Skonfrontowany z Grabowskim Wieczerzak stwierdził, że "może ma inny rodzaj pamięci" i podtrzymał obciążające Modrzejewskiego zeznania. Dodał, że świadkiem przekazywania poufnej informacji o akcjach był Jamroży. Ten zeznał jednak, że temat akcji spółki Izolacja nie był nigdy poruszany w jego obecności. Pytany przez sąd o powody, dla których kierowane przez niego PZU inwestowało w NFI im. Eugeniusza Kwiatkowskiego powiedział, że działo się tak ze względów czysto ekonomicznych, ponieważ ten fundusz miał bardzo dobre wyniki na giełdzie.

Zatrzymanie Modrzejewskiego - by postawić mu te zarzuty w 2002 r., gdy był prezesem Orlenu - wywołało polityczną burzę, która zakończyła się powołaniem sejmowej komisji śledczej do wyjaśnienia m.in. tej sprawy.

Modrzejewski od początku utrzymuje, że jest niewinny, że Wieczerzak go pomawia, a proces wytoczono mu po to, by usprawiedliwić jego zatrzymanie.
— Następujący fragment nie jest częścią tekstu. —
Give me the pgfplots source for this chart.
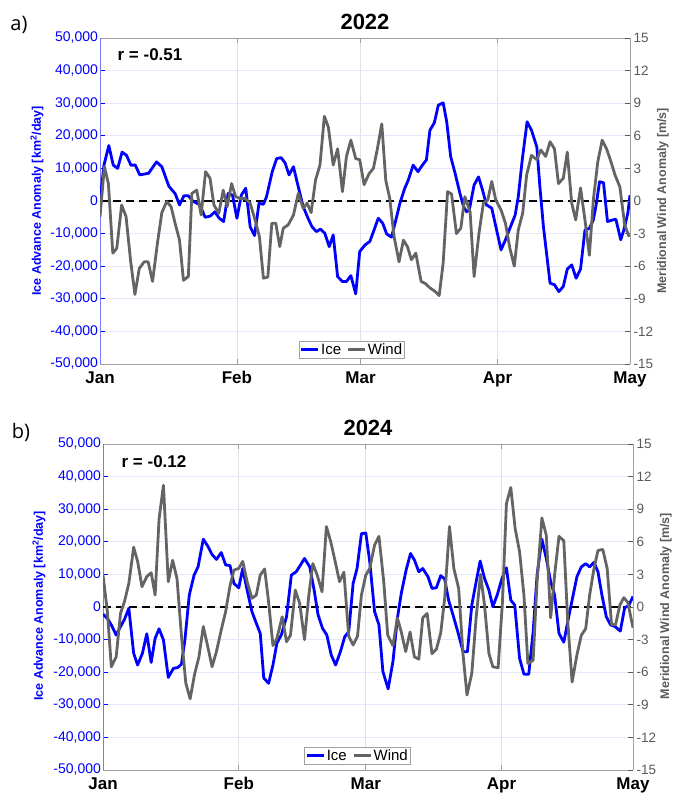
\documentclass[border=0pt]{standalone}
\usepackage{pgfplots}
\pgfplotsset{compat=1.18}
\usepackage{fontspec}
\setmainfont{Liberation Sans}
\newfontfamily\panelfont{Open Sans}
\definecolor{iceblue}{RGB}{0,0,255}
\definecolor{windgray}{RGB}{100,100,100}
\definecolor{rightgray}{RGB}{90,90,90}
\definecolor{gridh}{RGB}{231,231,250}
\definecolor{gridv}{RGB}{226,226,226}
\definecolor{boxgray}{RGB}{160,160,160}
\definecolor{spineblue}{RGB}{120,120,255}

\pgfplotsset{
  common/.style={
    scale only axis, width=530pt, height=326pt, anchor=south west,
    tick align=inside, major tick length=5pt, clip=true,
    scaled y ticks=false, scaled x ticks=false,
  },
  iceaxis/.style={
    common,
    ymin=-50000, ymax=50000,
    ytick={-50000,-40000,-30000,-20000,-10000,0,10000,20000,30000,40000,50000},
    yticklabels={{-50,000},{-40,000},{-30,000},{-20,000},{-10,000},{0},{10,000},{20,000},{30,000},{40,000},{50,000}},
    axis x line*=box, axis y line*=left,
    x axis line style={boxgray, line width=0.8pt, -},
    y axis line style={spineblue, line width=0.8pt, -},
    xtick style={boxgray, line width=0.8pt},
    ytick style={iceblue, line width=0.8pt},
    xmajorgrids, ymajorgrids,
    x grid style={gridv, line width=0.8pt},
    y grid style={gridh, line width=0.8pt},
    yticklabel style={text=iceblue, font=\fontsize{14}{14}\selectfont, xshift=1.5pt},
    xticklabel style={font=\fontsize{17}{17}\selectfont\bfseries, yshift=-4pt},
  },
  windaxis/.style={
    common,
    ymin=-15, ymax=15,
    ytick={-15,-12,-9,-6,-3,0,3,6,9,12,15},
    yticklabels={-15,-12,-9,-6,-3,0,3,6,9,12,15},
    axis x line=none, axis y line*=right,
    y axis line style={boxgray, line width=0.8pt, -},
    ytick style={rightgray, line width=0.8pt},
    yticklabel style={text=rightgray, font=\fontsize{13.5}{13.5}\selectfont},
    legend columns=2,
    legend image code/.code={\draw[##1] (0pt,0pt) -- (17pt,0pt);},
    legend style={anchor=south, draw=boxgray, line width=0.6pt, fill=white,
      font=\fontsize{15}{15}\selectfont, inner xsep=1pt, inner ysep=0.5pt,
      nodes={inner sep=1.5pt},
      /tikz/every even column/.append style={column sep=4pt}},
  },
  iceline/.style={iceblue, line width=2.8pt, line join=round},
  windline/.style={windgray, line width=2.8pt, line join=round},
}

\begin{document}
\begin{tikzpicture}[x=1pt,y=1pt]
\useasboundingbox (0,0) rectangle (672,795);

% ---------------- panel a) 2022 ----------------
\begin{axis}[iceaxis, at={(100pt,431pt)}, xmin=0, xmax=120,
  xtick={0,31,59,90,120}, xticklabels={Jan,Feb,Mar,Apr,May}]
\addplot[black, line width=1.5pt, dash pattern=on 8pt off 5pt] coordinates {(0,0) (120,0)};
\addplot[iceline] coordinates {
(0,0) (0.9,11000) (2,17000) (3,11000) (4,10000) (5,15000) (6,14000) (7,11000) (8,11000) (9,8000)
(11,8500) (12.8,12000) (14,10500) (15.6,4500) (17,2300) (18,-1200) (19,1600) (20,1600) (21,0)
(22.6,-1200) (23.8,-5000) (25,-4600) (26,-3300) (27,-5300) (28,-6300) (29,2300) (30,1800)
(31,-5300) (32,1800) (33,3900) (34,-7900) (35,-10600) (36,-700) (37,-1000) (37.7,1300) (39,9000)
(40,13000) (41,13300) (41.9,11700) (42.8,8000) (43.8,10500) (44.7,5400) (46,-1700) (47.1,-5300)
(48,-7900) (49,-9400) (49.9,-8600) (50.9,-9900) (51.9,-14000) (52.8,-10400) (53.8,-23200)
(54.9,-24700) (55.8,-24700) (56.8,-22900) (57.9,-28500) (58.8,-15500) (60,-13500) (61.1,-12400)
(62.1,-8700) (63,-5300) (64,-6800) (64.9,-10100) (66,-11100) (66.9,-6300) (67.9,-700) (69,3900)
(69.8,6400) (70.9,11000) (72,9000) (73,11000) (73.9,12600) (74.7,21700) (75.7,24000) (76.6,29400)
(77.7,30100) (78.5,24300) (79.4,13600) (80.4,8500) (81.5,2300) (82.3,-1700) (83,-3300) (83.6,-2800)
(84.7,4900) (85.7,7400) (86.6,3400) (87.5,-1200) (88.7,-2200) (89.8,-8900) (90.8,-15000)
(91.8,-11900) (92.8,-8400) (94,-4300) (94.7,1300) (95.6,12600) (96.7,24300) (97.7,21700)
(98.9,16600) (99.6,4400) (100.4,-7900) (101.1,-16000) (101.9,-25200) (102.9,-25700) (103.9,-27800)
(104.9,-26200) (105.8,-20900) (106.8,-19600) (107.8,-23700) (108.8,-20900) (109.8,-8900)
(110.8,-8400) (111.7,-5800) (112.4,-700) (113.1,5900) (114,5600) (114.9,-6300) (116.1,-5800)
(116.8,-5600) (117.9,-11900) (118.6,-8900) (119.5,-3800) (120,1800)
};
\end{axis}
\begin{axis}[windaxis, at={(100pt,431pt)}, xmin=0, xmax=120,
  legend style={at={(0.475,0.018)}}]
\addlegendimage{iceline}
\addlegendentry{Ice}
\addplot[windline] coordinates {
(0,-1.44) (1,3.15) (1.9,1.6) (2.9,-4.8) (3.8,-4.35) (4.9,-0.37) (5.9,-1.44) (6.9,-5.4) (7.9,-8.6)
(8.9,-6.2) (10,-5.6) (10.9,-5.6) (11.9,-7.4) (13,-3.9) (14,-1.07) (15.1,-0.06) (16.1,-0.52)
(17,-2.05) (18,-3.6) (18.9,-7.3) (20,-6.95) (20.8,0.7) (21.9,1.0) (22.9,-1.29) (23.9,2.7)
(24.9,2.1) (25.8,-0.37) (26.9,-1.13) (27.9,1.0) (28.8,-0.52) (29.8,1.6) (30.7,0.4) (31.7,0.24)
(32.8,0.24) (34,-0.2) (35.1,-1.74) (36.1,-3.3) (37,-7.1) (38,-7) (38.9,-2.05) (39.8,-2.05)
(40.7,-4.2) (41.5,-2.5) (42.6,-2.2) (43.8,-1.3) (44.9,0.7) (46,-0.67) (46.9,-0.2) (47.8,-1.07)
(48.8,1.93) (49.8,3.3) (50.8,7.8) (51.7,6.8) (52.8,3.3) (53.8,4.8) (54.9,0.86) (55.8,4.1)
(56.8,5.6) (57.9,3.9) (58.8,3.8) (59.8,1.5) (60.9,2.5) (61.9,3.0) (62.8,4.8) (63.8,7.1) (64.7,1.9)
(65.6,0.24) (66.6,-3.3) (67.7,-5.6) (68.7,-3.6) (69.6,-4.2) (70.5,-5.4) (71.5,-4.8) (72.7,-7.4)
(73.7,-7.6) (74.7,-8) (75.8,-8.3) (76.8,-8.7) (77.7,-5.7) (78.7,0.86) (79.6,0.64) (80.7,-3.0)
(81.7,-2.5) (82.6,0.4) (83.8,-1.0) (84.7,-6.95) (85.8,-3.0) (86.8,-0.2) (87.8,0.1) (88.7,1.8)
(89.6,0.1) (90.8,-0.83) (91.8,-2.05) (92.8,-4.35) (93.8,-6.0) (94.7,-2.66) (95.7,-1.13) (96.6,2.4)
(97.7,4.2) (98.9,3.8) (99.8,4.7) (100.9,4.1) (101.9,5.45) (102.9,4.8) (103.8,1.6) (104.9,2.1)
(105.8,4.5) (106.8,-0.2) (107.7,-1.74) (108.8,1.2) (109.8,-1.74) (110.8,-5.0) (111.7,0.1)
(112.7,3.6) (113.7,5.6) (114.7,4.8) (115.7,3.6) (116.6,2.4) (117.7,1.3) (118.8,-2.2) (119.8,-3.3)
};
\addlegendentry{Wind}
\end{axis}

% ---------------- panel b) 2024 ----------------
\begin{axis}[iceaxis, at={(103pt,25pt)}, xmin=0, xmax=121,
  xtick={0,31,60,91,121}, xticklabels={Jan,Feb,Mar,Apr,May}]
\addplot[black, line width=1.5pt, dash pattern=on 8pt off 5pt] coordinates {(0,0) (121,0)};
\addplot[iceline] coordinates {
(0,-2200) (1,-3500) (1.9,-5500) (3,-8600) (4,-6000) (4.9,-3800) (5.9,-400) (7,-14200) (7.9,-17800)
(9,-14200) (10,-8200) (11,-17000) (11.9,-9600) (12.8,-6700) (13.8,-10100) (14.9,-21600)
(16.1,-18800) (17,-18600) (17.9,-17600) (18.7,-10100) (19.7,3700) (20.8,9800) (21.7,12300)
(22.9,20800) (24,18500) (24.9,16100) (25.9,14600) (27,16700) (28,12900) (29,12700) (29.9,7200)
(31,5900) (31.9,11800) (32.9,5200) (34,-1400) (35,-5000) (35.9,-8100) (36.7,-21800) (37.8,-23400)
(38.8,-17800) (39.7,-11100) (40.7,-8600) (41.9,-3000) (43,9800) (44.1,10800) (45.1,12900)
(46,14900) (47.2,12300) (48.2,5200) (49.1,-2400) (50.1,-6500) (51.1,-8600) (52.1,-14700)
(53.1,-17800) (54.2,-13700) (55.2,-9100) (56.1,-7600) (57.1,7200) (58,11800) (59,22500)
(60,22700) (60.9,13900) (62,-1400) (63,-5500) (63.9,-19800) (65.1,-25100) (66.2,-16700)
(67.2,-3500) (68.1,4200) (69.2,11300) (70.2,16400) (71.1,14400) (72.1,10800) (73,11800)
(74.2,9300) (75.1,5700) (76.1,5900) (77.1,9600) (78,8600) (78.9,2100) (79.9,-2400) (81,-7600)
(82.2,-13700) (83.2,-13700) (84.2,600) (85.2,7800) (86.1,14100) (87.1,8800) (88.1,5200) (89,100)
(90,3700) (91.1,8800) (92.1,12000) (93.1,2100) (94,600) (95.1,-15700) (96.1,-20600) (97.2,-20600)
(98.2,-7600) (99.1,9800) (100.2,20800) (101.2,14900) (102.2,7800) (103.1,3700) (104.1,-8100)
(105.2,-10800) (106.1,-4500) (107.1,2100) (108.2,9300) (109.2,12300) (110.2,13300) (111.1,12300)
(112.1,13700) (113,10800) (113.9,3700) (114.9,-3000) (115.9,-5500) (116.9,-6000) (118.1,-7400)
(119.1,-200) (120,400) (121,3200)
};
\end{axis}
\begin{axis}[windaxis, at={(103pt,25pt)}, xmin=0, xmax=121,
  legend style={at={(0.48,0.018)}}]
\addlegendimage{iceline}
\addlegendentry{Ice}
\addplot[windline] coordinates {
(0,2.94) (1,-0.43) (1.9,-5.5) (3,-4.6) (4,-0.58) (4.9,0.49) (5.9,2.17) (7,5.5) (7.9,4.2) (8.9,1.87)
(10,2.8) (11,3.15) (11.9,1.1) (12.8,8.1) (13.8,11.2) (14.9,2.33) (15.9,4.3) (16.9,2.6) (17.9,-2.6)
(18.9,-7) (19.9,-8.45) (20.9,-6.2) (21.9,-4.6) (22.9,-1.8) (24,-3.8) (24.9,-5.5) (25.9,-4.1)
(27,-2.1) (28,-0.43) (29,1.96) (29.9,3.4) (31,3.55) (31.9,4.2) (32.9,2.33) (34,0.8) (35,1.1)
(35.9,2.94) (36.9,3.5) (37.8,0.49) (38.8,-3.55) (39.7,-2.9) (40.9,-0.9) (41.9,-3.2) (42.8,-2.6)
(43.9,1.56) (44.9,0.34) (46,-3.0) (47,1.1) (47.9,4.0) (48.9,2.94) (50,1.4) (51,7.4) (52,6) (53,4.2)
(54,2.33) (55,3.2) (56.1,-2.7) (57.1,-3.5) (58.1,-2.7) (59,1.1) (60,2.94) (60.9,3.55) (62,5.7)
(63,6.5) (64.1,2.3) (65,-2.6) (66.2,-3.55) (67.2,-1.0) (68.1,-2.3) (69.1,-4.1) (70.1,-2.3)
(71.1,-4.6) (72.1,-4.8) (73,-1.0) (74,-0.6) (75.1,-4.3) (76.1,-3.9) (77.1,-2.4) (78,0.8) (79.1,7.4)
(80.1,3.55) (81.2,1.7) (82.2,-4.4) (83.1,-8.1) (84.2,-6.1) (85.2,-0.9) (86.2,3.0) (87.1,0.18)
(88.1,-4.26) (89,-5.5) (90.2,-5.6) (91.2,0.5) (92.1,9.5) (93.1,11) (94.1,7.2) (95.1,5.1) (96.1,1.1)
(97,-5.2) (98.2,-4.9) (99.1,2.33) (100.2,8.2) (101.2,6.6) (102.2,-1.0) (103.1,2.94) (104.1,6.5)
(105.2,6.1) (106.1,-1.35) (107.1,-6.9) (108.2,-4.4) (109.2,-2.6) (110.2,-2.0) (111.1,1.1)
(112.1,3.55) (113,5.2) (114.1,5.3) (115.1,3.55) (116.1,-1.6) (117,-1.65) (118,0.18) (118.9,0.86)
(119.8,0.43) (121,-1.9)
};
\addlegendentry{Wind}
\end{axis}

% ---------------- texts ----------------
\node[rotate=90, text=iceblue, font=\fontsize{12.5}{12.5}\selectfont\bfseries] at (37,594) {Ice Advance Anomaly [km\textsuperscript{2}/day]};
\node[rotate=90, text=rightgray, font=\fontsize{12.5}{12.5}\selectfont\bfseries] at (663,594) {Meridional Wind Anomaly [m/s]};
\node[font=\fontsize{22}{22}\selectfont\bfseries] at (365,773) {2022};
\node[font=\panelfont\fontsize{20}{20}\selectfont] at (19,770) {a)};
\node[font=\fontsize{17}{17}\selectfont\bfseries] at (150,740) {r = -0.51};

\node[rotate=90, text=iceblue, font=\fontsize{12.5}{12.5}\selectfont\bfseries] at (39,189) {Ice Advance Anomaly [km\textsuperscript{2}/day]};
\node[rotate=90, text=rightgray, font=\fontsize{12.5}{12.5}\selectfont\bfseries] at (666,189) {Meridional Wind Anomaly [m/s]};
\node[font=\fontsize{22}{22}\selectfont\bfseries] at (368,367) {2024};
\node[font=\panelfont\fontsize{20}{20}\selectfont] at (21,363) {b)};
\node[font=\fontsize{17}{17}\selectfont\bfseries] at (154,333) {r = -0.12};
\end{tikzpicture}
\end{document}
Jego zdaniem, Wieczerzak pomówił go dlatego, że ludzie z nim związani atakowali otoczenie Mariana Krzaklewskiego, z którym Modrzejewski był kojarzony.

Prokuraturę zawiadomiła o sprawie w 1998 r. Komisja Papierów Wartościowych i Giełd (jej pełnomocnik występuje w procesie jako oskarżyciel posiłkowy). KPWG badała wzrost kursu akcji Izolacji na giełdzie, który nie wynikał z żadnych czynników ekonomicznych. To właśnie w związku z tą sprawą przesłuchany został Wieczerzak, który powiedział, że Modrzejewski ujawnił mu poufną informację. Wkrótce po tym przesłuchaniu Wieczerzak sam został aresztowany w sprawie PZU.